* Begin *
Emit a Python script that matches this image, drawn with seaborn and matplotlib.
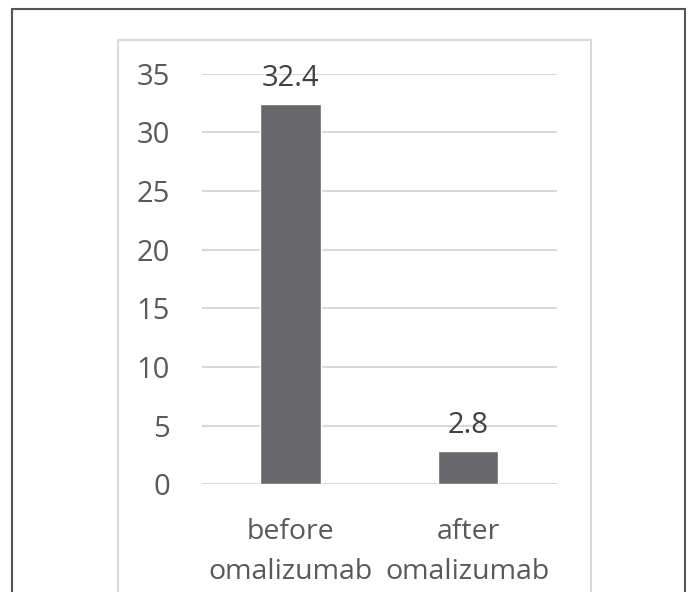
import numpy as np
import pandas as pd
import seaborn as sns
import matplotlib.pyplot as plt
from matplotlib.lines import Line2D

# values
groups = ['before\nomalizumab', 'after\nomalizumab']
values = [32.4, 2.8]
value_labels = ['32.4', '2.8']
y_ticks = [0, 5, 10, 15, 20, 25, 30, 35]

df = pd.DataFrame({'group': groups, 'value': values})

sns.set_theme(style='white')
plt.rcParams['font.family'] = ['Open Sans', 'DejaVu Sans']

fig = plt.figure(figsize=(6.88, 5.92), dpi=100)
ax = fig.add_axes([0.2932, 0.1819, 0.516, 0.6936])

sns.barplot(data=df, x='group', y='value', color='#68686b', saturation=1,
            width=0.34, ax=ax, zorder=3)

ax.set_ylim(0, 35)
ax.set_xlim(-0.5, 1.5)
ax.set_yticks(y_ticks)
ax.yaxis.grid(True, color='#d9d9d9', linewidth=1.5, zorder=0)
ax.set_axisbelow(True)
for s in ax.spines.values():
    s.set_visible(False)
ax.set_xlabel('')
ax.set_ylabel('')
ax.tick_params(axis='y', length=0, pad=23, labelsize=21, labelcolor='#595959')
ax.tick_params(axis='x', length=0, pad=24, labelsize=20.5, labelcolor='#595959')
for lbl in ax.get_xticklabels():
    lbl.set_linespacing(1.6)

for i, (v, t) in enumerate(zip(values, value_labels)):
    ax.annotate(t, (i, v), xytext=(0, 8), textcoords='offset points',
                ha='center', va='bottom', fontsize=21, color='#404040')

# light chart-area frame
x0, x1, yt = 118 / 688, 591 / 688, 1 - 40 / 592
for xs, ys in [([x0, x0], [0, yt]), ([x0, x1], [yt, yt]), ([x1, x1], [yt, 0])]:
    fig.add_artist(Line2D(xs, ys, color='#d9d9d9', linewidth=1.5,
                          transform=fig.transFigure))

# outer dark frame
x0, x1, yt = 12.3 / 688, 684.5 / 688, 1 - 9 / 592
for xs, ys in [([x0, x0], [0, yt]), ([x0, x1], [yt, yt]), ([x1, x1], [yt, 0])]:
    fig.add_artist(Line2D(xs, ys, color='#555555', linewidth=1.5,
                          transform=fig.transFigure))

fig.savefig('out.png', dpi=100)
* End *
• Prompt:
From the first line above to the line containing "ax = fig.add_axes([0.2932, 0.1819, 0.516, 0.6936])", repeat each line exactly. Pictures stay out.

• Task answer:
Emit a Python script that matches this image, drawn with seaborn and matplotlib.
import numpy as np
import pandas as pd
import seaborn as sns
import matplotlib.pyplot as plt
from matplotlib.lines import Line2D

# values
groups = ['before\nomalizumab', 'after\nomalizumab']
values = [32.4, 2.8]
value_labels = ['32.4', '2.8']
y_ticks = [0, 5, 10, 15, 20, 25, 30, 35]

df = pd.DataFrame({'group': groups, 'value': values})

sns.set_theme(style='white')
plt.rcParams['font.family'] = ['Open Sans', 'DejaVu Sans']

fig = plt.figure(figsize=(6.88, 5.92), dpi=100)
ax = fig.add_axes([0.2932, 0.1819, 0.516, 0.6936])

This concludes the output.